- [Dataset content]
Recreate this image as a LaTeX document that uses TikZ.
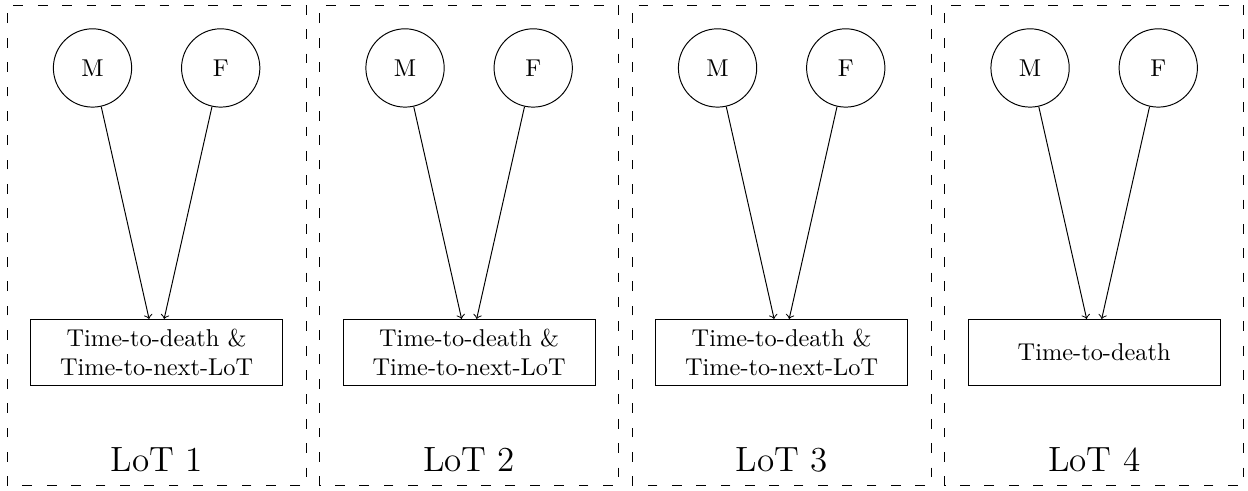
\documentclass[tikz,border=0pt]{standalone}
\usepackage{xcolor}
\usepackage{tikz}
\usetikzlibrary{arrows,calc}

\begin{document}
\begin{tikzpicture}[
    parent/.style={draw, circle, minimum size=1.13cm},
    outcome/.style={draw, rectangle, text width=3.4cm, align=center, minimum height=0.95cm},
    lotbox/.style={draw, dash pattern=on 4pt off 6pt}
  ]
    \useasboundingbox (0, 0) rectangle (18.01, 7.085);

    \foreach \i/\txt in {1/{Time-to-death \&\\ Time-to-next-LoT},
                         2/{Time-to-death \&\\ Time-to-next-LoT},
                         3/{Time-to-death \&\\ Time-to-next-LoT},
                         4/{Time-to-death}} {
      \pgfmathsetmacro{\cx}{2.26 + 4.51*(\i - 1)}

      % Draw the dashed frame of one line of therapy
      \draw[lotbox] (\cx - 2.157, 0.072) rectangle (\cx + 2.157, 7.01);

      % Parents and outcome
      \node[parent] (M\i) at (\cx - 0.925, 6.104) {M};
      \node[parent] (F\i) at (\cx + 0.925, 6.104) {F};
      \node[outcome] (out\i) at (\cx, 2.0) {\txt};

      % Draw the arrows
      \draw[->] (M\i) -- (out\i);
      \draw[->] (F\i) -- (out\i);

      % Add label
      \node[anchor=base] (lot\i) at (\cx, 0.274) {\Large LoT \i};
    }
\end{tikzpicture}
\end{document}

- [Work instructions] Go through the listing above and write it out again exactly, dropping the pictures.

- [Completed task]
Recreate this image as a LaTeX document that uses TikZ.
\documentclass[tikz,border=0pt]{standalone}
\usepackage{xcolor}
\usepackage{tikz}
\usetikzlibrary{arrows,calc}

\begin{document}
\begin{tikzpicture}[
    parent/.style={draw, circle, minimum size=1.13cm},
    outcome/.style={draw, rectangle, text width=3.4cm, align=center, minimum height=0.95cm},
    lotbox/.style={draw, dash pattern=on 4pt off 6pt}
  ]
    \useasboundingbox (0, 0) rectangle (18.01, 7.085);

    \foreach \i/\txt in {1/{Time-to-death \&\\ Time-to-next-LoT},
                         2/{Time-to-death \&\\ Time-to-next-LoT},
                         3/{Time-to-death \&\\ Time-to-next-LoT},
                         4/{Time-to-death}} {
      \pgfmathsetmacro{\cx}{2.26 + 4.51*(\i - 1)}

      % Draw the dashed frame of one line of therapy
      \draw[lotbox] (\cx - 2.157, 0.072) rectangle (\cx + 2.157, 7.01);

      % Parents and outcome
      \node[parent] (M\i) at (\cx - 0.925, 6.104) {M};
      \node[parent] (F\i) at (\cx + 0.925, 6.104) {F};
      \node[outcome] (out\i) at (\cx, 2.0) {\txt};

      % Draw the arrows
      \draw[->] (M\i) -- (out\i);
      \draw[->] (F\i) -- (out\i);

      % Add label
      \node[anchor=base] (lot\i) at (\cx, 0.274) {\Large LoT \i};
    }
\end{tikzpicture}
\end{document}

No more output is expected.